Miro:「無限のホワイトボードで、チームの創造性を解放する」価値

  • 顧客のペイン: リモートワークの普及により、かつてオフィスで行っていたホワイトボードを囲んでのブレインストーミングやワークショップが困難になりました。アイデアが広がらない、議論が深まらない、付箋や図を使った思考整理ができない、といった創造性の危機に多くのチームが直面しました。
  • 競合/代替手段の限界: PowerPointやGoogle Slidesは共同編集には向かず、物理的なホワイトボードをカメラで写す方法は原始的で、インタラクティブ性に欠けました。
  • Miroが提示した価値: Miroは、**「無限に広がるオンライン上のホワイトボードで、チームの誰もがリアルタイムに共同作業できる」**という価値を提供しました。付箋、図形、テキスト、画像を直感的に配置し、複雑な思考を視覚的に整理することで、場所の制約を超えてチームの創造性を解放。単なる作図ツールではなく、「アイデアを生み出し、育てるための共同作業空間」として、リモート時代の必須ツールとなりました。

まとめ:バリュープロポジションこそが、SaaS企業にとって最大の無形資産である

本記事では、SaaSビジネスの成長を左右するバリュープロポジションの定義から、その重要性、そして具体的な5つの作成ステップまでを解説してきました。

優れた機能や技術だけでは、もはや顧客に選ばれる理由にはなりません。競争の激しいSaaS市場で生き残り、成長し続けるためには、「自社は、何者で、誰の、どんな課題を、競合よりもどううまく解決できるのか」という問いに、明確な答えを持つことが不可欠です。

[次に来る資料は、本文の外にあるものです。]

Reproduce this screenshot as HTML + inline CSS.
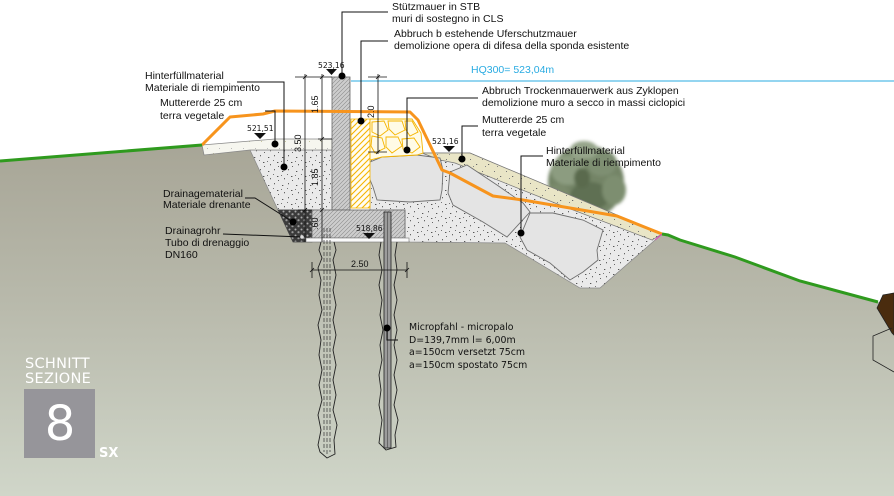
<!DOCTYPE html>
<html><head><meta charset="utf-8"><style>
html,body{margin:0;padding:0;background:#fff;}
svg{display:block;}
.t{font-family:"Liberation Sans",Arial,sans-serif;font-size:10.5px;fill:#111;}
.n{font-family:"DejaVu Sans",sans-serif;font-size:7.6px;fill:#111;}
.d{font-family:"Liberation Sans",Arial,sans-serif;font-size:9px;fill:#111;}
.m{font-family:"DejaVu Sans",sans-serif;font-size:9.4px;fill:#111;}
</style></head><body>
<svg width="894" height="496" viewBox="0 0 894 496" xmlns="http://www.w3.org/2000/svg">
<defs>
<linearGradient id="gr" x1="0" y1="140" x2="0" y2="496" gradientUnits="userSpaceOnUse">
<stop offset="0" stop-color="#a7a596"/><stop offset="0.45" stop-color="#b8b9ab"/><stop offset="1" stop-color="#d0d6c9"/>
</linearGradient>
<filter id="bl" x="-20%" y="-20%" width="140%" height="140%"><feGaussianBlur stdDeviation="1.6"/></filter>
<pattern id="hg" width="4" height="4" patternUnits="userSpaceOnUse"><rect width="4" height="4" fill="#cdcdcd"/><path d="M-1,1 L1,-1 M0,4 L4,0 M3,5 L5,3" stroke="#8c8c8c" stroke-width="0.6"/></pattern>
<pattern id="dt" width="14" height="14" patternUnits="userSpaceOnUse"><rect width="14" height="14" fill="#eaeaea"/>
<rect x="2" y="3" width="1.3" height="1" fill="#555"/><rect x="8" y="1" width="1" height="1.3" fill="#666"/><rect x="11" y="8" width="1.4" height="1" fill="#555"/><rect x="4" y="10" width="1" height="1.3" fill="#666"/><rect x="7" y="6" width="1" height="1" fill="#777"/><rect x="12" y="12" width="1" height="1" fill="#666"/><rect x="1" y="7" width="1" height="1" fill="#777"/></pattern>
<pattern id="bd" width="12" height="12" patternUnits="userSpaceOnUse"><rect width="12" height="12" fill="#e9e5c6"/><rect x="2" y="3" width="1" height="1" fill="#777"/><rect x="8" y="8" width="1.2" height="1" fill="#666"/><rect x="5" y="10" width="1" height="1" fill="#888"/></pattern>
<pattern id="wd" width="12" height="12" patternUnits="userSpaceOnUse"><rect width="12" height="12" fill="#f6f6ef"/><rect x="3" y="4" width="1" height="1" fill="#bbb"/><rect x="9" y="9" width="1" height="1" fill="#c8c8a0"/></pattern>
<pattern id="dr" width="6" height="6" patternUnits="userSpaceOnUse"><rect width="6" height="6" fill="#3b3b3b"/><circle cx="1.5" cy="1.5" r="1" fill="#aaa"/><circle cx="4.5" cy="4.2" r="1.1" fill="#999"/></pattern>
<pattern id="yh" width="6" height="6" patternUnits="userSpaceOnUse"><rect width="6" height="6" fill="#fffdf3"/><path d="M-1.5,1.5 L1.5,-1.5 M0,6 L6,0 M4.5,7.5 L7.5,4.5" stroke="#f5b400" stroke-width="1.1"/></pattern>
</defs>

<!-- ground -->
<path d="M0,161 L202,145 L250,150 L278,210 L293,242 L409,242 L505,243 L580,288 L600,288 L662,234 L668,235 L680,240 L735,257 L800,281 L878,302 L894,302 L894,496 L0,496 Z" fill="url(#gr)"/>

<!-- HQ line -->
<line x1="351" y1="81" x2="894" y2="81" stroke="#29abe2" stroke-width="1"/>
<text x="471" y="73" style="font-family:'Liberation Sans',sans-serif;font-size:10.5px;fill:#29abe2">HQ300= 523,04m</text>

<!-- tree -->
<g filter="url(#bl)">
<ellipse cx="586" cy="182" rx="38" ry="37" fill="#738466"/>
<ellipse cx="568" cy="170" rx="17" ry="15" fill="#8c9c80"/>
<ellipse cx="602" cy="163" rx="15" ry="13" fill="#7e8f72"/>
<ellipse cx="590" cy="196" rx="20" ry="14" fill="#5e6f52"/>
<ellipse cx="614" cy="190" rx="12" ry="15" fill="#7d8e70"/>
<ellipse cx="558" cy="196" rx="12" ry="12" fill="#7a8a6c"/>
<ellipse cx="584" cy="150" rx="14" ry="9" fill="#95a48a"/>
<ellipse cx="582" cy="178" rx="8" ry="10" fill="#5a6b4e"/>
</g>

<!-- left backfill -->
<path d="M250,150 L332,150 L332,210 L278,210 Z" fill="url(#dt)" stroke="#888" stroke-width="0.7"/>
<!-- drainage -->
<path d="M278,210 L312,210 L312,242 L293,242 Z" fill="url(#dr)" stroke="#444" stroke-width="0.7"/>
<!-- left topsoil slab -->
<path d="M202,145 L275,139 L332,139 L332,150 L250,150 L204,155 Z" fill="url(#wd)" stroke="#888" stroke-width="0.8"/>

<!-- right backfill -->
<path d="M370,158 L422,153 L470,153 L662,234 L600,288 L580,288 L505,243 L409,242 L405,238 L405,210 L370,210 Z" fill="url(#dt)" stroke="#888" stroke-width="0.7"/>
<!-- beige strip -->
<path d="M422,153 L470,153 L662,234 L652,240 L560,205 L455,163 L440,160 Z" fill="url(#bd)" stroke="#777" stroke-width="0.7"/>

<!-- rocks -->
<g fill="#e4e4e4" stroke="#6f6f6f" stroke-width="0.9">
<path d="M370,162 L382,157 L417,155 L440,158 L443,170 L442,190 L440,200 L410,202 L377,200 L373,187 L368,175 Z"/>
<path d="M450,172 L467,165 L497,185 L523,203 L530,212 L507,237 L483,222 L453,205 L448,193 Z"/>
<path d="M530,213 L553,213 L583,220 L603,230 L597,250 L598,260 L583,272 L570,280 L550,263 L527,250 L520,237 Z"/>
</g>

<!-- yellow hatched demolition -->
<path d="M351,119 L370,119 L370,208 L351,208 Z" fill="url(#yh)" stroke="#f5b400" stroke-width="0.8"/>
<!-- cyclopean -->
<path d="M370,119 L412,119 L421,133 L423,153 L417,155 L382,157 L370,160 Z" fill="#fffbe6" stroke="#f5b400" stroke-width="0.9"/>
<g fill="none" stroke="#f5b400" stroke-width="0.9">
<path d="M372,122 L384,121 L388,130 L380,136 L372,132 Z"/>
<path d="M388,121 L402,121 L405,130 L395,135 L389,129 Z"/>
<path d="M405,121 L412,121 L418,132 L410,136 L406,130 Z"/>
<path d="M372,136 L382,138 L385,148 L375,153 L371,146 Z"/>
<path d="M386,137 L398,137 L402,146 L392,153 L386,147 Z"/>
<path d="M402,139 L414,138 L420,147 L412,153 L403,149 Z"/>
</g>

<!-- wall stem and footing -->
<rect x="332" y="77" width="18" height="133" fill="url(#hg)" stroke="#666" stroke-width="0.8"/>
<rect x="312" y="210" width="93" height="28" fill="url(#hg)" stroke="#666" stroke-width="0.8"/>
<rect x="306" y="238" width="103" height="4" fill="#fafafa" stroke="#777" stroke-width="0.6"/>

<!-- piles -->
<path d="M321,242 L319,250 L322,258 L318,268 L321,280 L319,295 L322,310 L318,325 L321,340 L319,355 L322,370 L319,385 L322,400 L318,415 L321,430 L318,445 L320,452 L327,458 L335,454 L334,440 L337,425 L333,410 L336,395 L333,380 L336,365 L333,350 L336,335 L333,320 L336,305 L333,290 L336,275 L333,260 L336,250 L334,242" fill="#c9cdc2" fill-opacity="0.35" stroke="#222" stroke-width="0.9"/>
<g stroke="#333" stroke-width="0.7" stroke-dasharray="4,2">
<line x1="324" y1="228" x2="324" y2="452"/><line x1="327" y1="228" x2="327" y2="454"/><line x1="330" y1="228" x2="330" y2="452"/>
</g>
<path d="M381,242 L379,255 L382,270 L379,285 L382,300 L380,315 L383,330 L380,345 L382,360 L379,375 L381,390 L379,405 L382,420 L380,435 L379,443 L386,450 L396,447 L395,435 L398,420 L394,405 L397,390 L394,375 L397,360 L394,345 L397,330 L394,315 L397,300 L394,285 L397,270 L395,255 L397,242" fill="#c9cdc2" fill-opacity="0.35" stroke="#222" stroke-width="0.9"/>
<rect x="384" y="212" width="7" height="236" fill="#9c9c9c" stroke="#222" stroke-width="0.8"/>
<line x1="387.5" y1="212" x2="387.5" y2="448" stroke="#444" stroke-width="0.6"/>

<!-- orange line -->
<path d="M202,145 L230,117 L263,114 L275,111 L410,112 L418,120 L442,170 L450,173 L493,196 L523,200 L617,216 L662,234" fill="none" stroke="#f7941d" stroke-width="3" stroke-linejoin="round"/>
<line x1="655" y1="240" x2="662" y2="234" stroke="#e040c0" stroke-width="1"/>

<!-- green lines -->
<path d="M0,161 L202,145" stroke="#2f9a1e" stroke-width="3" fill="none"/>
<path d="M662,234 L668,235 L680,240 L735,257 L800,281 L878,302" stroke="#2f9a1e" stroke-width="3" fill="none"/>
<!-- brown rock -->
<path d="M877,308 L883,295 L894,293 L894,335 L892,333 Z" fill="#4a2c0e" stroke="#222" stroke-width="0.8"/>
<path d="M892,328 L873,336 L873,360 L894,372" fill="none" stroke="#222" stroke-width="0.8"/>

<!-- dimensions -->
<g stroke="#111" stroke-width="0.8" fill="none">
<line x1="295" y1="77" x2="332" y2="77"/>
<line x1="305" y1="74" x2="305" y2="242"/>
<line x1="322" y1="74" x2="322" y2="242"/>
<line x1="318" y1="139" x2="332" y2="139"/>
<line x1="298" y1="210" x2="312" y2="210"/>
<line x1="303" y1="79" x2="307" y2="75"/><line x1="320" y1="79" x2="324" y2="75"/>
<line x1="320" y1="141" x2="324" y2="137"/><line x1="303" y1="212" x2="307" y2="208"/><line x1="320" y1="212" x2="324" y2="208"/>
<line x1="368" y1="77" x2="387" y2="77"/>
<line x1="378" y1="74" x2="378" y2="154"/>
<line x1="368" y1="152" x2="387" y2="152"/>
<line x1="376" y1="79" x2="380" y2="75"/><line x1="376" y1="154" x2="380" y2="150"/>
<line x1="312" y1="262" x2="312" y2="278"/><line x1="407" y1="262" x2="407" y2="278"/>
<line x1="312" y1="270" x2="407" y2="270"/>
<line x1="310" y1="272" x2="314" y2="268"/><line x1="405" y1="272" x2="409" y2="268"/>
</g>
<text class="d" transform="translate(318,113) rotate(-90)">1.65</text>
<text class="d" transform="translate(301,152) rotate(-90)">3.50</text>
<text class="d" transform="translate(318,186) rotate(-90)">1.85</text>
<text class="d" transform="translate(318,230) rotate(-90)">.60</text>
<text class="d" transform="translate(374,118) rotate(-90)">2.0</text>
<text class="d" x="351" y="267">2.50</text>

<!-- level marks -->
<text class="n" x="318" y="68">523,16</text>
<path d="M326,69 L337,69 L331.5,75 Z" fill="#111"/>
<text class="n" x="247" y="131">521,51</text>
<path d="M254,133 L266,133 L260,139 Z" fill="#111"/>
<text class="n" x="432" y="144">521,16</text>
<path d="M443,146 L455,146 L449,152 Z" fill="#111"/>
<text class="n" x="356" y="231">518,86</text>
<path d="M363,233 L375,233 L369,239 Z" fill="#111"/>

<!-- leaders -->
<g stroke="#111" stroke-width="1" fill="none">
<path d="M388,12 H342 V76"/>
<path d="M388,41 H361 V121"/>
<path d="M237,82 H284 V167"/>
<path d="M265,111 H275 V144"/>
<path d="M478,98 H407 V150"/>
<path d="M478,126 H462 V159"/>
<path d="M543,156 H521 V233"/>
<path d="M245,198 H255 L293,222"/>
<path d="M223,234 L302,237"/>
<path d="M387,328 V340 H398"/>
</g>
<g fill="#000">
<circle cx="342" cy="76" r="3.5"/><circle cx="361" cy="121" r="3.5"/><circle cx="284" cy="167" r="3.5"/>
<circle cx="275" cy="144" r="3.5"/><circle cx="407" cy="150" r="3.5"/><circle cx="462" cy="159" r="3.5"/>
<circle cx="521" cy="233" r="3.5"/><circle cx="293" cy="222" r="3.5"/><circle cx="387" cy="328" r="3.5"/>
</g>
<circle cx="302" cy="237" r="1.8" fill="#ddd"/>

<!-- labels -->
<text class="t" x="392" y="10">Stützmauer in STB</text>
<text class="t" x="392" y="22">muri di sostegno in CLS</text>
<text class="t" x="394" y="37">Abbruch b estehende Uferschutzmauer</text>
<text class="t" x="394" y="49">demolizione opera di difesa della sponda esistente</text>
<text class="t" x="145" y="79">Hinterfüllmaterial</text>
<text class="t" x="145" y="91">Materiale di riempimento</text>
<text class="t" x="160" y="106">Muttererde 25 cm</text>
<text class="t" x="160" y="119">terra vegetale</text>
<text class="t" x="482" y="94">Abbruch Trockenmauerwerk aus Zyklopen</text>
<text class="t" x="482" y="106">demolizione muro a secco in massi ciclopici</text>
<text class="t" x="482" y="123">Muttererde 25 cm</text>
<text class="t" x="482" y="136">terra vegetale</text>
<text class="t" x="546" y="154">Hinterfüllmaterial</text>
<text class="t" x="546" y="166">Materiale di riempimento</text>
<text class="t" x="163" y="197">Drainagematerial</text>
<text class="t" x="163" y="208">Materiale drenante</text>
<text class="t" x="165" y="234">Drainagrohr</text>
<text class="t" x="165" y="246">Tubo di drenaggio</text>
<text class="t" x="165" y="258">DN160</text>
<text class="m" x="409" y="330">Micropfahl - micropalo</text>
<text class="m" x="409" y="343">D=139,7mm l= 6,00m</text>
<text class="m" x="409" y="355">a=150cm versetzt 75cm</text>
<text class="m" x="409" y="368">a=150cm spostato 75cm</text>

<!-- badge -->
<text x="25" y="368" style="font-family:'DejaVu Sans',sans-serif;font-size:14.5px;fill:#fff;letter-spacing:0.3px">SCHNITT</text>
<text x="25" y="383" style="font-family:'DejaVu Sans',sans-serif;font-size:14.5px;fill:#fff;letter-spacing:0.3px">SEZIONE</text>
<rect x="24" y="389" width="71" height="69" fill="#96959a"/>
<text x="60" y="440" text-anchor="middle" style="font-family:'DejaVu Sans',sans-serif;font-size:48px;fill:#fff">8</text>
<text x="99" y="457" style="font-family:'DejaVu Sans',sans-serif;font-size:13px;font-weight:bold;fill:#fff">SX</text>
</svg>
</body></html>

バリュープロポジション設計は、一度きりのプロジェクトではありません。顧客と向き合い、自社の価値を問い続け、磨き込み続ける、終わりのない旅です。しかし、そのプロセスを通じて築き上げられた強力な「価値の背骨」は、マーケティング、セールス、開発といったあらゆる企業活動の精度を高め、何物にも代えがたい競争優位性、すなわち「最大の無形資産」となるでしょう。